Crowd Advisors rilascia un whitepaper sottolinenando le pesanti lacune del nuovo regolamento UE che dovrebbe favorire il crowdinvesting cross-border in europa
Ne avevamo già parlato su queste pagine in prossimità della sua pubblicazione, evidenziando alcune perplessità. In realtà, la Proposta di Regolamento del Parlamento Europeo e del Consiglio sulle piattaforme di Crowdinvesting per le imprese, è ancora più problematica di quanto non avessimo prospettato.
Lo sottolinea un Whitepaper pubblicato oggi dallo studio di consulenza Crowd Advisors e redatto dal suo partner e co-founnder avv. Alessandro Maria Lerro.
Nel documento si afferma infatti che “si tratta di un provvedimento normativo inidoneo a raggiungere lo scopo per il quale è stato concepito“.

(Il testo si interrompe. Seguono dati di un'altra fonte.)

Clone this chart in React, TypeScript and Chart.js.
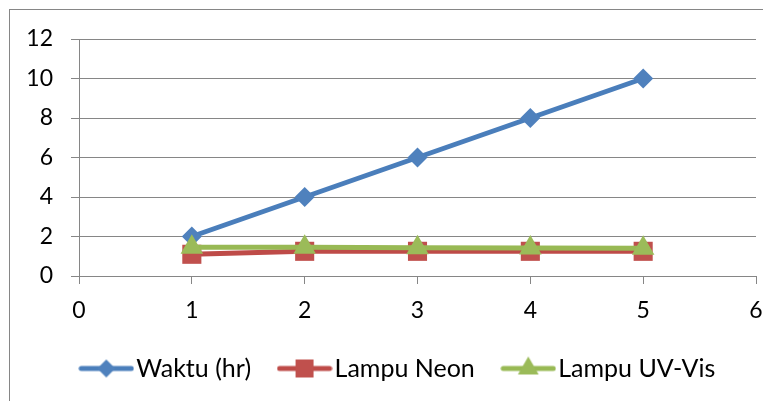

Per quanto riguarda gli operatori del lending crowdfunding, si rileva che non avrebbero alcuna ragione per abbandonare i regimi nazionali e scegliere l’autorizzazione europea, in quanto estremamente più complessa e gravosa. Infatti, “la necessaria collaborazione con banche o istituti di pagamento per la gestione del denaro rende poco utile il regime di “passaportazione” e più efficiente il mantenimento delle attuali condizioni di esercizio“. I teemi da prendere in condierazione avrebbero dovuto essere altri come ad esempio la fiscalità nelle operazioni cross-border, la gestione delle ritenute d’acconto e l’identificazione del cliente.
Dall’altra parte anche il modo in cui viene disciplinato l’equity crowdfunding è giudicato fortemente deficitario. In particolare, nella protezione degli investitori e nella concezione di un modello di equity crowdfunding che pregiudica l’interesse imprenditoriale delle piattaforme, limitando la raccolta a un milione di euro. Laddove, oltretutto, tale ridotta dimensione sembra individuare come target le sole start-up, che presentano i maggiori profili di rischio per gli investitori, quando invece per essi è del tutto assente ogni forma di protezione.